WRITTEN REQUEST =>
Copy the records below exactly, starting at the line that contains "Clone this chart in Plotly." and ending at the line that contains "leg_y = [0.988, 0.988, 0.906, 0.906, 0.818]"; leave out any pictures.

** BEGIN ENTRIES SUPPLIED **

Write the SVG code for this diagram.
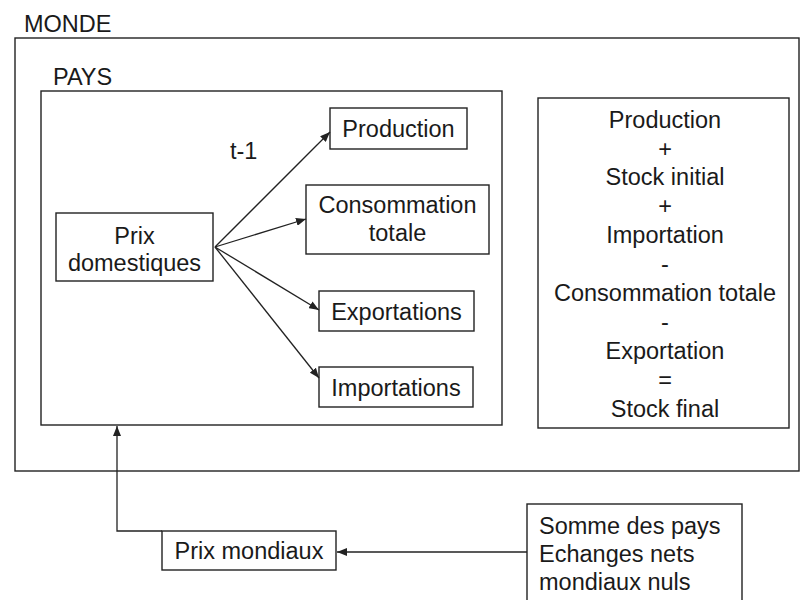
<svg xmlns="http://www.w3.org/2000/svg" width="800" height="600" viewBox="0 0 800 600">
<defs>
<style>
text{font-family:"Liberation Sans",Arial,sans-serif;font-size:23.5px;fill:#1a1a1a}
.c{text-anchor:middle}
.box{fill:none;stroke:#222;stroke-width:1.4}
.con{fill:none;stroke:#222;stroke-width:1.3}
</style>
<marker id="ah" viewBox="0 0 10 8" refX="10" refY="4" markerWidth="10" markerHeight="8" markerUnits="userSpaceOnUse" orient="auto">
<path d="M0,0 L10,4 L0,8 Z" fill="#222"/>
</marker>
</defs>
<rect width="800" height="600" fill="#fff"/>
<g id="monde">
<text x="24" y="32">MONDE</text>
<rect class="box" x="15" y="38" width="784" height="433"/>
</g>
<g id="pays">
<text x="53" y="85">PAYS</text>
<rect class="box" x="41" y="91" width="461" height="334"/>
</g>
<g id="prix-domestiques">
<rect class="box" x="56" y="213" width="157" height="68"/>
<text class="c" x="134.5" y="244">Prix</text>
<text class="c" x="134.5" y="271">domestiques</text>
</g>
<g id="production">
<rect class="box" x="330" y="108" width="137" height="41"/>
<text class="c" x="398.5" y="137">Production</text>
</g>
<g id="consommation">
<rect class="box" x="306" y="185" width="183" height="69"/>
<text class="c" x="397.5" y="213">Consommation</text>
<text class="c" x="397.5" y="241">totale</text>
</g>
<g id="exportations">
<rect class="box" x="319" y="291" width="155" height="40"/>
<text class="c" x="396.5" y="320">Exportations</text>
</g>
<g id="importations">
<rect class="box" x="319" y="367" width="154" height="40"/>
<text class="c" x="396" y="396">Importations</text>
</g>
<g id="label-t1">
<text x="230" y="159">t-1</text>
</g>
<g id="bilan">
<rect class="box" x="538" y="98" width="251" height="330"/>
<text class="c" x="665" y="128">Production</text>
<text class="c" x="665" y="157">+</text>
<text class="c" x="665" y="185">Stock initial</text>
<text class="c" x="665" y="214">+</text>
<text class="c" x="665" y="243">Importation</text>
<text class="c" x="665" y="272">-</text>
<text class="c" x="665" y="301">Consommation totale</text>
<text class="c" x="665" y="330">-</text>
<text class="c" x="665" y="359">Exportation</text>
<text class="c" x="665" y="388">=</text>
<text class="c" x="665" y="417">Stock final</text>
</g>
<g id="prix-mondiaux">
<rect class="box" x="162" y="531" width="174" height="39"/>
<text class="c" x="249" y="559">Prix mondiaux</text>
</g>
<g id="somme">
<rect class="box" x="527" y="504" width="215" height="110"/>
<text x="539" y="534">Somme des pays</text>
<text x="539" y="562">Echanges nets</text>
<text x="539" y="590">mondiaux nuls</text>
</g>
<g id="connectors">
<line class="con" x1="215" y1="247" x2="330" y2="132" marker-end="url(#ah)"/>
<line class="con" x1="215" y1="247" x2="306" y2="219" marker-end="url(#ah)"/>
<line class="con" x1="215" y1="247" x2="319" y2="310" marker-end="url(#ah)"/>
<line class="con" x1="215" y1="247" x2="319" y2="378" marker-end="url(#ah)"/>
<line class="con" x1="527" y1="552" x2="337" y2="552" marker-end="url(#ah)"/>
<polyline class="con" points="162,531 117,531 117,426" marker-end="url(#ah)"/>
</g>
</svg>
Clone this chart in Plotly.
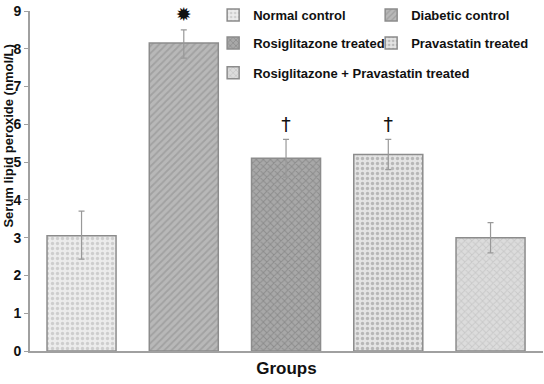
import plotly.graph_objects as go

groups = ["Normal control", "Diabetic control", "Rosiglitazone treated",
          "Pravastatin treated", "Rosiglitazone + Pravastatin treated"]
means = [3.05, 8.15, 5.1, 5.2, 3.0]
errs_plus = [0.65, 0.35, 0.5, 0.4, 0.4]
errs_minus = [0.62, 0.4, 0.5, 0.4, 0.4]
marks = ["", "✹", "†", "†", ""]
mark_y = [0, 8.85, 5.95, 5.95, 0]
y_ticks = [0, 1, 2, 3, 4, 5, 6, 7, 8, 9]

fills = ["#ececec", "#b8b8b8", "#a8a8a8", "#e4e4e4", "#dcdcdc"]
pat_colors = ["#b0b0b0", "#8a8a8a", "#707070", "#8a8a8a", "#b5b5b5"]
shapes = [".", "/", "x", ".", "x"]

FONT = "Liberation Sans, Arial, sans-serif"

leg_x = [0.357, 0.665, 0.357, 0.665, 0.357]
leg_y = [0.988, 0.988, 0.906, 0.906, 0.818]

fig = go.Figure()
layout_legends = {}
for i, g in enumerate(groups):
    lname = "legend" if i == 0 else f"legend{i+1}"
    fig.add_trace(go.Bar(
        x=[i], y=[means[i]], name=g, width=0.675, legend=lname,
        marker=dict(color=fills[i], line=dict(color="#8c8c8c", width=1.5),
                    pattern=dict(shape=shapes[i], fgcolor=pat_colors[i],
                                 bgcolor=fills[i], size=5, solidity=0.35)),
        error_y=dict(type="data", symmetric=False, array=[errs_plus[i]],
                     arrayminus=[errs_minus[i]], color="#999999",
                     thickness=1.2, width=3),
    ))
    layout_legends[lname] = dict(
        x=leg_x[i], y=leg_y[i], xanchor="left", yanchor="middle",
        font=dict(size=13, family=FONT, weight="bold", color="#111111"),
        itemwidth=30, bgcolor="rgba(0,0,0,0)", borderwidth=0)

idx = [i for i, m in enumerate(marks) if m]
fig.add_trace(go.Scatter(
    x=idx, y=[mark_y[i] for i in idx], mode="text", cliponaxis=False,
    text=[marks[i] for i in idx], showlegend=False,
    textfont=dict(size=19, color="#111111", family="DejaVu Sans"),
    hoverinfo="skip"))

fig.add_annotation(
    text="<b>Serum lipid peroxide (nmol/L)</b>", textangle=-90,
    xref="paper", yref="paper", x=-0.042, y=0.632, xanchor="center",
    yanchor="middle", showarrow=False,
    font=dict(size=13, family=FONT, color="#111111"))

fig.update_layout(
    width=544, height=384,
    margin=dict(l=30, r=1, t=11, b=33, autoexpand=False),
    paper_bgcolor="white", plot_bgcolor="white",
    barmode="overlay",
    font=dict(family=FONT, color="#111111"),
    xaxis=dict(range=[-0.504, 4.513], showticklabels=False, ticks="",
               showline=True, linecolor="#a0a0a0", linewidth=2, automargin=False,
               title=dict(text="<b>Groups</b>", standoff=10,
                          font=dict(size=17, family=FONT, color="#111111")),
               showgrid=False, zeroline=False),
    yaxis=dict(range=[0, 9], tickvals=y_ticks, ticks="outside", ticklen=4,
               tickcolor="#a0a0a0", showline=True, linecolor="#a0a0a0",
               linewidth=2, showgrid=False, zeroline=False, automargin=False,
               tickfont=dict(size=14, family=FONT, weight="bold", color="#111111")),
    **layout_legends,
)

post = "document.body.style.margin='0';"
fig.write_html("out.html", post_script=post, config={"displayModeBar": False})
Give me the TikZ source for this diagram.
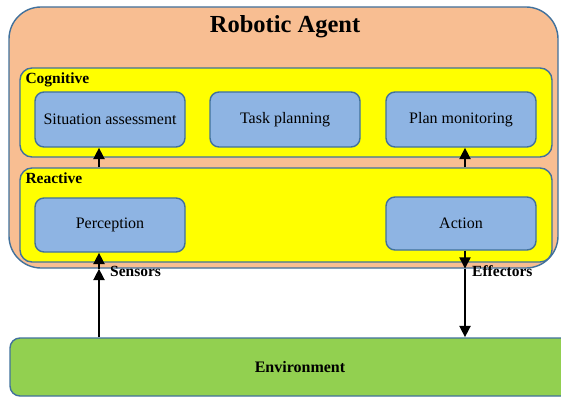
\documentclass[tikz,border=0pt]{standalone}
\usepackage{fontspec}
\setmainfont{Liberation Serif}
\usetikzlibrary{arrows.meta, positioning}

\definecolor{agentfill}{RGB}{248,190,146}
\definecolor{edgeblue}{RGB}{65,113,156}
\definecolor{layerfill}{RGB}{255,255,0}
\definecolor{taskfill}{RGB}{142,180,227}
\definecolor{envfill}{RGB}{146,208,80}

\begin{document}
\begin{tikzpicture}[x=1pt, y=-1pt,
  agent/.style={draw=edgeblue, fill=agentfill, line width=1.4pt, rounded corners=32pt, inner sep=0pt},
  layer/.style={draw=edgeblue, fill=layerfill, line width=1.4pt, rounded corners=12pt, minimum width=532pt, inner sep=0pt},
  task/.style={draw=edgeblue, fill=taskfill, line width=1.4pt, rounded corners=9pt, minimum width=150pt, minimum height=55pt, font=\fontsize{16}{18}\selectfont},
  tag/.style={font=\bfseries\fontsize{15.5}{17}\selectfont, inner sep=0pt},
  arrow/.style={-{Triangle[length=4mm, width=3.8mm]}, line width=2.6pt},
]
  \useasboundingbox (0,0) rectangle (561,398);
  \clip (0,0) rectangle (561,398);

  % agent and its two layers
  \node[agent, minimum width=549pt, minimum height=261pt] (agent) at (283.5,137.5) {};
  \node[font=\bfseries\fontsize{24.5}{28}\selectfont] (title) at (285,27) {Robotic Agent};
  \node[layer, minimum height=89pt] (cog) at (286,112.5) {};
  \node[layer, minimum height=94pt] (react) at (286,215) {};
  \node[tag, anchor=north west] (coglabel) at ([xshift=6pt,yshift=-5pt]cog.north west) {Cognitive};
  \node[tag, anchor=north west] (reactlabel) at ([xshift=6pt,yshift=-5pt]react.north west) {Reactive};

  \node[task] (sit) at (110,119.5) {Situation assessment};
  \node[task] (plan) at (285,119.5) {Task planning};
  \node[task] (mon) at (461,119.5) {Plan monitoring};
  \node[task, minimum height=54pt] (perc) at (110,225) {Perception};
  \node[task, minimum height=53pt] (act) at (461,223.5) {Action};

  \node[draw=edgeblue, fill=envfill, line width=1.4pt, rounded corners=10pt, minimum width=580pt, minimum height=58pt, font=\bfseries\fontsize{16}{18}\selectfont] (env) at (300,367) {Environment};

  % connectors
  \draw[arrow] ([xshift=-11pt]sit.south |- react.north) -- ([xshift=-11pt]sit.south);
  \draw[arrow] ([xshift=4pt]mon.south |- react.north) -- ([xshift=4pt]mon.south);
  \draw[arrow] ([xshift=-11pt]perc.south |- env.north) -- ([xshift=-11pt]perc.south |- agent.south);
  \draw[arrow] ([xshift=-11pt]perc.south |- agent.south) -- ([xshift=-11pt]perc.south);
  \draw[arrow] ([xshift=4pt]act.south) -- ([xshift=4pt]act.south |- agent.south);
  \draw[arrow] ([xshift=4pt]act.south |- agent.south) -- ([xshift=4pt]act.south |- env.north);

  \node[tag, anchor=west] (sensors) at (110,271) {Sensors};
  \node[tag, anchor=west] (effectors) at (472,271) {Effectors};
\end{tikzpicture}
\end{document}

** END ENTRIES SUPPLIED **

OUTPUT FOR THIS TASK =>
Clone this chart in Plotly.
import plotly.graph_objects as go

groups = ["Normal control", "Diabetic control", "Rosiglitazone treated",
          "Pravastatin treated", "Rosiglitazone + Pravastatin treated"]
means = [3.05, 8.15, 5.1, 5.2, 3.0]
errs_plus = [0.65, 0.35, 0.5, 0.4, 0.4]
errs_minus = [0.62, 0.4, 0.5, 0.4, 0.4]
marks = ["", "✹", "†", "†", ""]
mark_y = [0, 8.85, 5.95, 5.95, 0]
y_ticks = [0, 1, 2, 3, 4, 5, 6, 7, 8, 9]

fills = ["#ececec", "#b8b8b8", "#a8a8a8", "#e4e4e4", "#dcdcdc"]
pat_colors = ["#b0b0b0", "#8a8a8a", "#707070", "#8a8a8a", "#b5b5b5"]
shapes = [".", "/", "x", ".", "x"]

FONT = "Liberation Sans, Arial, sans-serif"

leg_x = [0.357, 0.665, 0.357, 0.665, 0.357]
leg_y = [0.988, 0.988, 0.906, 0.906, 0.818]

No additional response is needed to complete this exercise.